STATED TASK:
In the material below, please retype the lines from the very first through the one with "(298, 320) -- (414, 326)", exactly and without pictures.

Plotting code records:
START
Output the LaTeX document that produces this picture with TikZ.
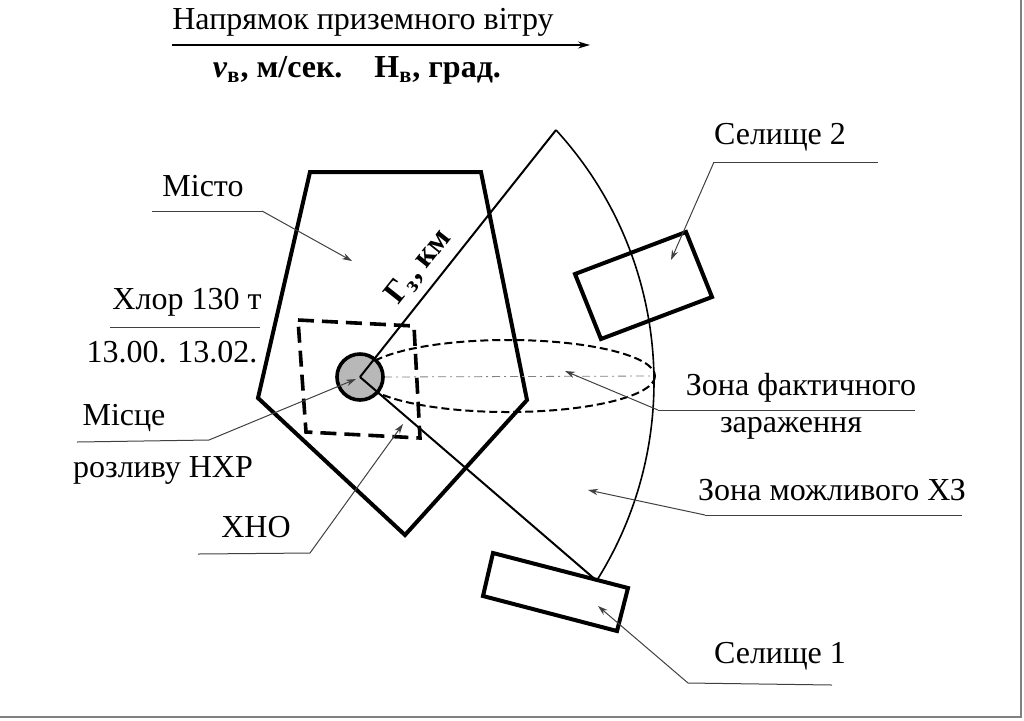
\documentclass[tikz,border=0pt]{standalone}
\usepackage{fontspec}
\setmainfont{Liberation Serif}
\usetikzlibrary{arrows.meta}

\begin{document}
\begin{tikzpicture}[x = 0.5pt, y = -0.5pt, font = \rmfamily\fontsize{16}{19}\selectfont,
  heavy/.style = {line width = 2pt, line join = miter},
  leader/.style = {line width = 0.5pt, color = black!75},
  pointer/.style = {leader, -{Stealth[length = 5pt, width = 3.2pt]}}]
\useasboundingbox (0, 0) rectangle (1024, 720);
\draw[line width = 0.8pt, color = gray] (1021, 0) -- (1021, 717) -- (0, 717);

% wind direction
\node (wind) at (363, 22) {Напрямок приземного вітру};
\coordinate (windL) at (172, 45);
\coordinate (windR) at (590, 45);
\draw[line width = 0.6pt, -{Stealth[length = 6pt, width = 3.5pt]}] (windL) -- (windR);
\node[font = \rmfamily\fontsize{16}{19}\selectfont\bfseries] (speed) at (357, 70)
  {\textit{v}\textsubscript{в}, м/сек.\quad Н\textsubscript{в}, град.};

% city
\coordinate (c1) at (310, 172);
\coordinate (c2) at (481, 172);
\coordinate (c3) at (527, 400);
\coordinate (c4) at (405, 535);
\coordinate (c5) at (258, 398);
\draw[heavy] (c1) -- (c2) -- (c3) -- (c4) -- (c5) -- cycle;

% chemical object
\draw[line width = 1.8pt, dash pattern = on 8pt off 4pt]
  (298, 320) -- (414, 326) -- (420, 438) -- (306, 432) -- cycle;

% zones
\coordinate (src) at (360, 377);
\coordinate (sTop) at (556, 130);
\coordinate (sBot) at (597, 581);
\coordinate (axisL) at (384, 377);
\coordinate (axisR) at (652, 376);
\draw[line width = 1pt, dash pattern = on 4pt off 2pt] (508, 376) ellipse [x radius = 147, y radius = 36];
\draw[line width = 0.4pt, color = gray, dash pattern = on 4pt off 2pt on 1pt off 2pt] (axisL) -- (axisR);
\draw[line width = 1.8pt, fill = black!28] (src) circle [radius = 23];
\draw[line width = 1pt] (src) -- (sTop);
\draw[line width = 1pt] (src) -- (sBot);
\draw[line width = 0.8pt] (sTop) arc [start angle = -42.5, end angle = 32.2, radius = 373];
\node[rotate = 51.6, font = \rmfamily\fontsize{16}{19}\selectfont\bfseries] (depth) at (419, 267)
  {Г\textsubscript{з}, км};

% settlements
\draw[heavy] (575, 274) -- (686, 232) -- (712, 297) -- (601, 339) -- cycle;
\draw[heavy] (493, 553) -- (628, 588) -- (617, 631) -- (483, 596) -- cycle;

% labels
\node (misto) at (203, 186) {Місто};
\coordinate (mistoL) at (152, 211);
\coordinate (mistoK) at (262, 211);
\coordinate (mistoT) at (352, 261);
\draw[leader] (mistoL) -- (mistoK);
\draw[pointer] (mistoK) -- (mistoT);

\node (chlor) at (187, 302) {Хлор 130 т};
\coordinate (chlorL) at (110, 327);
\coordinate (chlorR) at (260, 327);
\draw[leader] (chlorL) -- (chlorR);
\node (time) at (172, 352) {13.00. 13.02.};

\node (misce) at (124, 418) {Місце};
\node (rozl) at (163, 470) {розливу НХР};
\coordinate (misceL) at (77, 442);
\coordinate (misceK) at (209, 440);
\coordinate (misceT) at (356, 379);
\draw[leader] (misceL) -- (misceK);
\draw[pointer] (misceK) -- (misceT);

\node (xno) at (256, 527) {ХНО};
\coordinate (xnoL) at (198, 554);
\coordinate (xnoK) at (310, 553);
\coordinate (xnoT) at (403, 424);
\draw[leader] (xnoL) -- (xnoK);
\draw[pointer] (xnoK) -- (xnoT);

\node (sel2) at (780, 137) {Селище 2};
\coordinate (sel2R) at (878, 162);
\coordinate (sel2K) at (714, 162);
\coordinate (sel2T) at (671, 260);
\draw[leader] (sel2R) -- (sel2K);
\draw[pointer] (sel2K) -- (sel2T);

\node (fact) at (801, 388) {Зона фактичного};
\node (fact2) at (791, 428) {зараження};
\coordinate (factR) at (915, 410);
\coordinate (factK) at (658, 410);
\coordinate (factT) at (565, 371);
\draw[leader] (factR) -- (factK);
\draw[pointer] (factK) -- (factT);

\node (poss) at (832, 490) {Зона можливого ХЗ};
\coordinate (possR) at (962, 515);
\coordinate (possK) at (705, 515);
\coordinate (possT) at (588, 490);
\draw[leader] (possR) -- (possK);
\draw[pointer] (possK) -- (possT);

\node (sel1) at (780, 656) {Селище 1};
\coordinate (sel1R) at (832, 685);
\coordinate (sel1K) at (688, 683);
\coordinate (sel1T) at (598, 606);
\draw[leader] (sel1R) -- (sel1K);
\draw[pointer] (sel1K) -- (sel1T);
\end{tikzpicture}
\end{document}
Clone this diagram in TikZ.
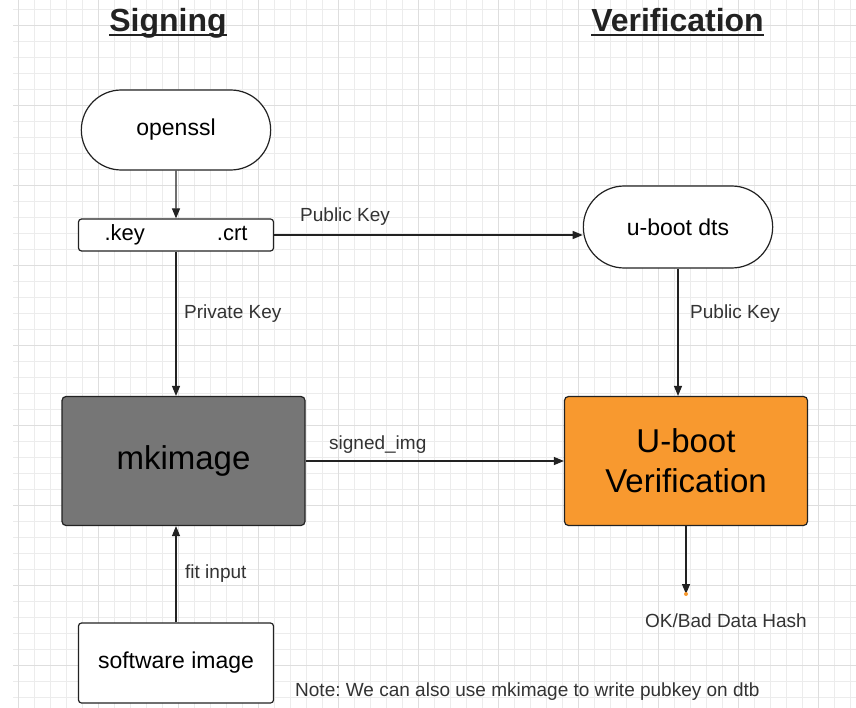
END
WORKED SOLUTION:
Output the LaTeX document that produces this picture with TikZ.
\documentclass[tikz,border=0pt]{standalone}
\usepackage{fontspec}
\setmainfont{Liberation Serif}
\usetikzlibrary{arrows.meta}

\begin{document}
\begin{tikzpicture}[x = 0.5pt, y = -0.5pt, font = \rmfamily\fontsize{16}{19}\selectfont,
  heavy/.style = {line width = 2pt, line join = miter},
  leader/.style = {line width = 0.5pt, color = black!75},
  pointer/.style = {leader, -{Stealth[length = 5pt, width = 3.2pt]}}]
\useasboundingbox (0, 0) rectangle (1024, 720);
\draw[line width = 0.8pt, color = gray] (1021, 0) -- (1021, 717) -- (0, 717);

% wind direction
\node (wind) at (363, 22) {Напрямок приземного вітру};
\coordinate (windL) at (172, 45);
\coordinate (windR) at (590, 45);
\draw[line width = 0.6pt, -{Stealth[length = 6pt, width = 3.5pt]}] (windL) -- (windR);
\node[font = \rmfamily\fontsize{16}{19}\selectfont\bfseries] (speed) at (357, 70)
  {\textit{v}\textsubscript{в}, м/сек.\quad Н\textsubscript{в}, град.};

% city
\coordinate (c1) at (310, 172);
\coordinate (c2) at (481, 172);
\coordinate (c3) at (527, 400);
\coordinate (c4) at (405, 535);
\coordinate (c5) at (258, 398);
\draw[heavy] (c1) -- (c2) -- (c3) -- (c4) -- (c5) -- cycle;

% chemical object
\draw[line width = 1.8pt, dash pattern = on 8pt off 4pt]
  (298, 320) -- (414, 326) -- (420, 438) -- (306, 432) -- cycle;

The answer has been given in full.